The Foster School of Business views internships as opportunities for win-win situations. Students gain new skills, new perspectives and a new context for their education and employers gain new ideas and energy into their workplace, develop talent and potentially build a pipeline for future full-time employees.

  • A structured learning experience.
  • An opportunity to positively influence young professionals and assist in shaping their employment identity.
  • Provides opportunities to apply classroom knowledge in a “real world” professional environment.
  • Encourages interns to develop and refine skills that are transferable to a variety of work settings.
  • Includes a position description with relevant and clearly defined learning objectives.
  • Provides for supervision/feedback from a professional manager.
  • Includes resources, equipment, facilities that support learning goals.

An internship is NOT:

  • Primarily clerical.
  • A vague, undefined experience.
  • Unsupervised.
  • A way to gain temporary staff to accommodate business needs.

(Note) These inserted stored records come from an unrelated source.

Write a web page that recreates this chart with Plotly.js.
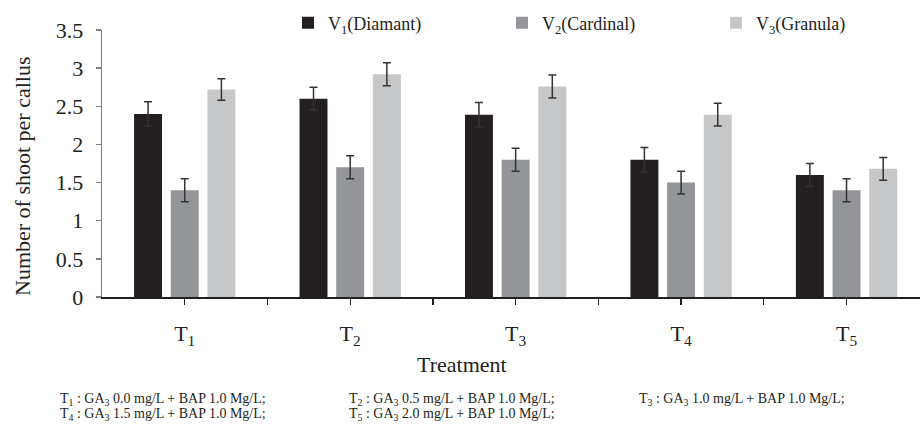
<!DOCTYPE html>
<html>
<head>
<meta charset="utf-8">
<script src="https://cdn.plot.ly/plotly-3.0.1.min.js"></script>
<style>html,body{margin:0;padding:0;background:#fff;}#chart{width:920px;height:426px;}</style>
</head>
<body>
<div id="chart"></div>
<script>
const treatments = ['T<sub>1</sub>', 'T<sub>2</sub>', 'T<sub>3</sub>', 'T<sub>4</sub>', 'T<sub>5</sub>'];
const seriesNames = ['V<sub>1</sub>(Diamant)', 'V<sub>2</sub>(Cardinal)', 'V<sub>3</sub>(Granula)'];
const v1 = [2.40, 2.60, 2.39, 1.80, 1.60];
const v2 = [1.40, 1.70, 1.80, 1.50, 1.40];
const v3 = [2.72, 2.92, 2.76, 2.39, 1.68];
const v1Err = [0.16, 0.15, 0.16, 0.16, 0.15];
const v2Err = [0.15, 0.15, 0.15, 0.15, 0.15];
const v3Err = [0.14, 0.15, 0.15, 0.15, 0.15];
const yTicks = [0, 0.5, 1, 1.5, 2, 2.5, 3, 3.5];
const xTitle = 'Treatment';
const yTitle = 'Number of shoot per callus';
const footnotes = [
  'T<sub>1</sub> : GA<sub>3</sub> 0.0 mg/L + BAP 1.0 Mg/L;',
  'T<sub>2</sub> : GA<sub>3</sub> 0.5 mg/L + BAP 1.0 Mg/L;',
  'T<sub>3</sub> : GA<sub>3</sub> 1.0 mg/L + BAP 1.0 Mg/L;',
  'T<sub>4</sub> : GA<sub>3</sub> 1.5 mg/L + BAP 1.0 Mg/L;',
  'T<sub>5</sub> : GA<sub>3</sub> 2.0 mg/L + BAP 1.0 Mg/L;'
];

const colors = ['#231f20', '#939598', '#c6c7c9'];
const FONT = 'Liberation Serif, Times New Roman, serif';
const TXT = '#231f20';
const L = 102, W = 818, T = 30, H = 267;   // plot area in px
const px2x = p => (p - L) / W;
const px2y = p => (T + H - p) / H;

const xIdx = treatments.map((_, i) => i);
const values = [v1, v2, v3];
const errs = [v1Err, v2Err, v3Err];
const legendIds = ['legend', 'legend2', 'legend3'];
const legendTextX = [328, 542, 756];

const traces = values.map((vals, k) => ({
  type: 'bar',
  name: seriesNames[k],
  legend: legendIds[k],
  x: xIdx,
  y: vals,
  marker: {color: colors[k]},
  error_y: {type: 'data', array: errs[k], visible: true, color: '#333333', thickness: 1.5, width: 4},
  hoverinfo: 'skip'
}));

// boundary ticks between categories
const boundaries = xIdx.map(i => i + 0.5);

const footX = [58, 347, 637];
const annotations = [
  {text: xTitle, xref: 'paper', yref: 'paper', x: px2x(462), y: px2y(364), xanchor: 'center', yanchor: 'middle',
   showarrow: false, font: {family: FONT, size: 22, color: TXT}},
  {text: yTitle, xref: 'paper', yref: 'paper', x: px2x(22), y: px2y(176), xanchor: 'center', yanchor: 'middle',
   textangle: -90, showarrow: false, font: {family: FONT, size: 22, color: TXT}}
];
footnotes.forEach((t, i) => {
  const row = Math.floor(i / 3), col = i % 3;
  annotations.push({
    text: t, xref: 'paper', yref: 'paper',
    x: px2x(footX[col]), y: px2y(399 + row * 15),
    xanchor: 'left', yanchor: 'middle', showarrow: false,
    font: {family: FONT, size: 14, color: TXT}
  });
});

const layout = {
  width: 920, height: 426,
  margin: {l: L, r: 920 - L - W, t: T, b: 426 - T - H, pad: 0},
  paper_bgcolor: '#ffffff', plot_bgcolor: '#ffffff',
  font: {family: FONT, color: TXT},
  barmode: 'group', bargap: 0.335, bargroupgap: 0.238,
  showlegend: true,
  xaxis: {
    range: [-0.5, 4.444], tickmode: 'array', tickvals: xIdx, ticktext: treatments,
    ticks: 'outside', ticklen: 6, tickcolor: TXT, tickwidth: 1.3,
    minor: {tickmode: 'array', tickvals: boundaries, ticks: 'outside', ticklen: 6, tickcolor: TXT, tickwidth: 1.3, showgrid: false},
    showline: true, linecolor: TXT, linewidth: 1.5,
    showgrid: false, zeroline: false, fixedrange: true,
    tickfont: {family: FONT, size: 22, color: TXT}, ticklabelstandoff: 10
  },
  yaxis: {
    range: [0, 3.5], tickmode: 'array', tickvals: yTicks, ticktext: yTicks.map(String),
    ticks: 'outside', ticklen: 5, tickcolor: '#7f7f7f', tickwidth: 1.3,
    showline: true, linecolor: '#7f7f7f', linewidth: 1.3,
    showgrid: false, zeroline: false, fixedrange: true,
    tickfont: {family: FONT, size: 22, color: TXT}, ticklabelstandoff: 8
  },
  annotations: annotations
};
legendIds.forEach((id, k) => {
  layout[id] = {
    orientation: 'h', x: px2x(legendTextX[k] - 40), y: px2y(23), xanchor: 'left', yanchor: 'middle',
    font: {family: FONT, size: 18, color: TXT}, bgcolor: 'rgba(0,0,0,0)', itemclick: false
  };
});

Plotly.newPlot('chart', traces, layout, {displayModeBar: false, staticPlot: true});
</script>
</body>
</html>
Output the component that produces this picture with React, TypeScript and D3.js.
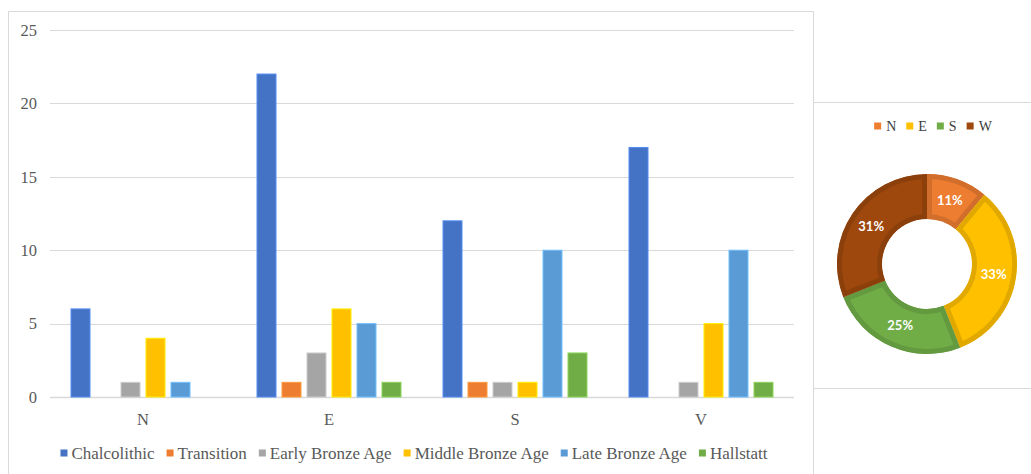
import React, { useEffect, useRef } from "react";
import * as d3 from "d3";

const categories = ["N", "E", "S", "V"];
const seriesNames = [
  "Chalcolithic",
  "Transition",
  "Early Bronze Age",
  "Middle Bronze Age",
  "Late Bronze Age",
  "Hallstatt",
];
const chalcolithic = [6, 22, 12, 17];
const transition = [0, 1, 1, 0];
const earlyBronze = [1, 3, 1, 1];
const middleBronze = [4, 6, 1, 5];
const lateBronze = [1, 5, 10, 10];
const hallstatt = [0, 1, 3, 1];
const seriesColors = ["#4472C4", "#ED7D31", "#A5A5A5", "#FFC000", "#5B9BD5", "#70AD47"];
const yTicks = [0, 5, 10, 15, 20, 25];

const donutLabels = ["N", "E", "S", "W"];
const donutValues = [11, 33, 25, 31];
const donutColors = ["#ED7D31", "#FFC000", "#70AD47", "#9E480E"];

const W = 1031;
const H = 474;
const SERIF = "'Liberation Serif', 'Times New Roman', serif";
const GRID = "#D9D9D9";
const TEXT = "#595959";

export default function App() {
  const ref = useRef<SVGSVGElement | null>(null);

  useEffect(() => {
    const svg = d3.select(ref.current);
    svg.selectAll("*").remove();

    const seriesValues = [chalcolithic, transition, earlyBronze, middleBronze, lateBronze, hallstatt];

    // frames
    const frame = svg.append("g").attr("stroke", GRID).attr("stroke-width", 1).attr("fill", "none");
    frame.append("path").attr("d", `M8.5,${H} V11.5 H813.5 V${H}`);
    frame.append("path").attr("d", `M813.5,102.5 H${W}`);
    frame.append("path").attr("d", `M813.5,388.5 H${W}`);

    // scales
    const x0 = d3.scaleBand<string>().domain(categories).range([50, 794]).padding(0);
    const bw = x0.bandwidth();
    const x1 = d3
      .scaleBand<string>()
      .domain(seriesNames)
      .range([bw / 2 - 75, bw / 2 + 75])
      .paddingInner(0.24)
      .paddingOuter(0.12);
    const y = d3.scaleLinear().domain([0, 25]).range([397, 30]);

    // gridlines
    const grid = svg.append("g");
    yTicks.forEach((t) => {
      grid
        .append("line")
        .attr("x1", 50)
        .attr("x2", 794)
        .attr("y1", Math.round(y(t)) + 0.5)
        .attr("y2", Math.round(y(t)) + 0.5)
        .attr("stroke", GRID)
        .attr("stroke-width", t === 0 ? 1.5 : 1);
      grid
        .append("text")
        .attr("x", 37)
        .attr("y", y(t))
        .attr("dy", "0.35em")
        .attr("text-anchor", "end")
        .attr("font-family", SERIF)
        .attr("font-size", 16.5)
        .attr("fill", TEXT)
        .text(String(t));
    });

    // bars
    const bars = svg.append("g");
    categories.forEach((c, ci) => {
      seriesNames.forEach((s, si) => {
        const v = seriesValues[si][ci];
        if (!v) return;
        const col = seriesColors[si];
        bars
          .append("rect")
          .attr("x", (x0(c) as number) + (x1(s) as number))
          .attr("y", y(v))
          .attr("width", x1.bandwidth())
          .attr("height", y(0) - y(v))
          .attr("fill", col)
          .attr("stroke", d3.color(col)!.brighter(0.6).formatHex())
          .attr("stroke-width", 1);
      });
      svg
        .append("text")
        .attr("x", (x0(c) as number) + bw / 2)
        .attr("y", 419)
        .attr("dy", "0.35em")
        .attr("text-anchor", "middle")
        .attr("font-family", SERIF)
        .attr("font-size", 16.5)
        .attr("fill", TEXT)
        .text(c);
    });

    // bar legend
    const leg = svg.append("g");
    const items: { g: any; w: number }[] = [];
    seriesNames.forEach((s, i) => {
      const g = leg.append("g");
      g.append("rect").attr("x", 0).attr("y", -3.5).attr("width", 7).attr("height", 7).attr("fill", seriesColors[i]);
      const t = g
        .append("text")
        .attr("x", 11)
        .attr("y", 0)
        .attr("dy", "0.35em")
        .attr("font-family", SERIF)
        .attr("font-size", 17)
        .attr("fill", TEXT)
        .text(s);
      const tw = (t.node() as SVGTextElement).getComputedTextLength();
      items.push({ g, w: 11 + tw });
    });
    const gap = 12;
    const total = d3.sum(items, (d) => d.w) + gap * (items.length - 1);
    let cx = 414 - total / 2;
    items.forEach((it) => {
      it.g.attr("transform", `translate(${cx},453)`);
      cx += it.w + gap;
    });

    // donut
    const dcx = 927;
    const dcy = 264;
    const rOut = 90;
    const rIn = 45;
    const pie = d3.pie<number>().sort(null).value((d) => d)(donutValues);
    const arc = d3.arc<d3.PieArcDatum<number>>().innerRadius(rIn).outerRadius(rOut);
    const defs = svg.append("defs");
    const dg = svg.append("g").attr("transform", `translate(${dcx},${dcy})`);
    pie.forEach((p, i) => {
      const id = `slice-clip-${i}`;
      defs.append("clipPath").attr("id", id).append("path").attr("d", arc(p) as string);
      dg.append("path")
        .attr("d", arc(p) as string)
        .attr("fill", donutColors[i])
        .attr("stroke", d3.color(donutColors[i])!.darker(0.35).formatHex())
        .attr("stroke-width", 10)
        .attr("clip-path", `url(#${id})`);
    });
    pie.forEach((p, i) => {
      const [lx, ly] = arc.centroid(p);
      dg.append("text")
        .attr("x", lx)
        .attr("y", ly)
        .attr("dy", "0.35em")
        .attr("text-anchor", "middle")
        .attr("font-family", "Lato, 'Open Sans', sans-serif")
        .attr("font-weight", "bold")
        .attr("font-size", 13)
        .attr("fill", "#FFFFFF")
        .text(`${donutValues[i]}%`);
    });

    // donut legend
    const dleg = svg.append("g");
    const ditems: { g: any; w: number }[] = [];
    donutLabels.forEach((s, i) => {
      const g = dleg.append("g");
      g.append("rect").attr("x", 0).attr("y", -3.5).attr("width", 7).attr("height", 7).attr("fill", donutColors[i]);
      const t = g
        .append("text")
        .attr("x", 12)
        .attr("y", 0)
        .attr("dy", "0.35em")
        .attr("font-family", SERIF)
        .attr("font-size", 14)
        .attr("fill", "#404040")
        .text(s);
      const tw = (t.node() as SVGTextElement).getComputedTextLength();
      ditems.push({ g, w: 12 + tw });
    });
    const dgap = 10;
    const dtotal = d3.sum(ditems, (d) => d.w) + dgap * (ditems.length - 1);
    let dx = 933 - dtotal / 2;
    ditems.forEach((it) => {
      it.g.attr("transform", `translate(${dx},126)`);
      dx += it.w + dgap;
    });
  }, []);

  return (
    <svg
      ref={ref}
      width={W}
      height={H}
      style={{ position: "absolute", left: 0, top: 0, background: "#FFFFFF", display: "block" }}
    />
  );
}
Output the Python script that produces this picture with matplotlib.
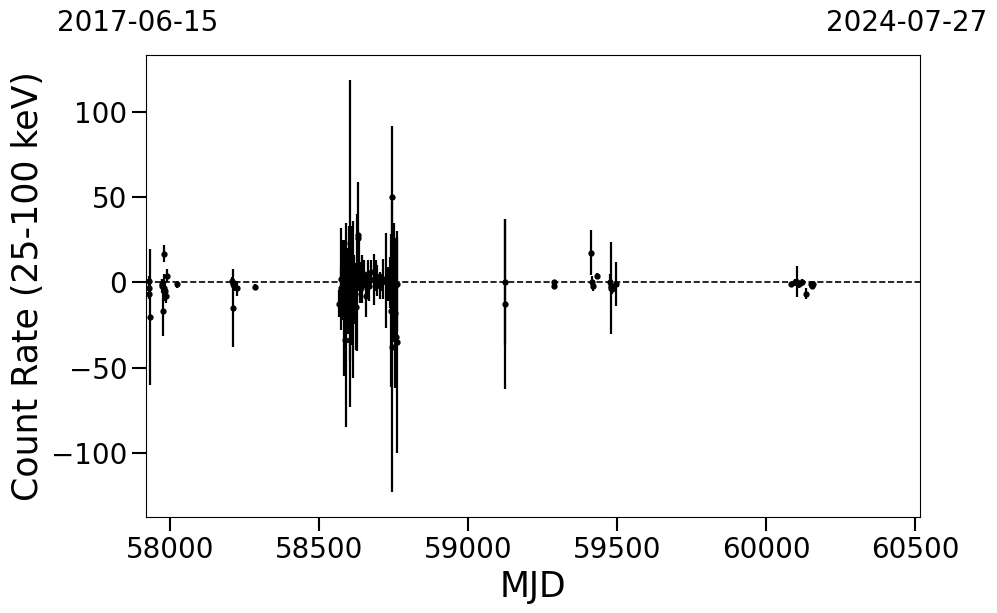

The Benefits of an Internship Program:

  • Key strategy for selecting and developing future talent.
  • An estimated four out of every five businesses using internships as a recruiting strategy report a ‘good’ to ‘excellent’ return on investment.
  • Long-term “interview” and training process. When hired into full-time positions, interns have shorter learning curves.
  • Gain fresh perspectives and innovative ideas.
  • Internships lead to higher retention rates in full-time positions. Nearly 86% of those who have taken part in an internship at the hiring organization are still on the job.
  • Interns act as advocates for recruiting talent.
  • College students are qualified candidates that can fill both entry-level and special skill set needs.
  • Build relationships with universities.

Being thoughtful and intentional as you design your internship can mean a more successful and satisfying experience for all involved. Consider your organizational needs to create a purposeful internship program.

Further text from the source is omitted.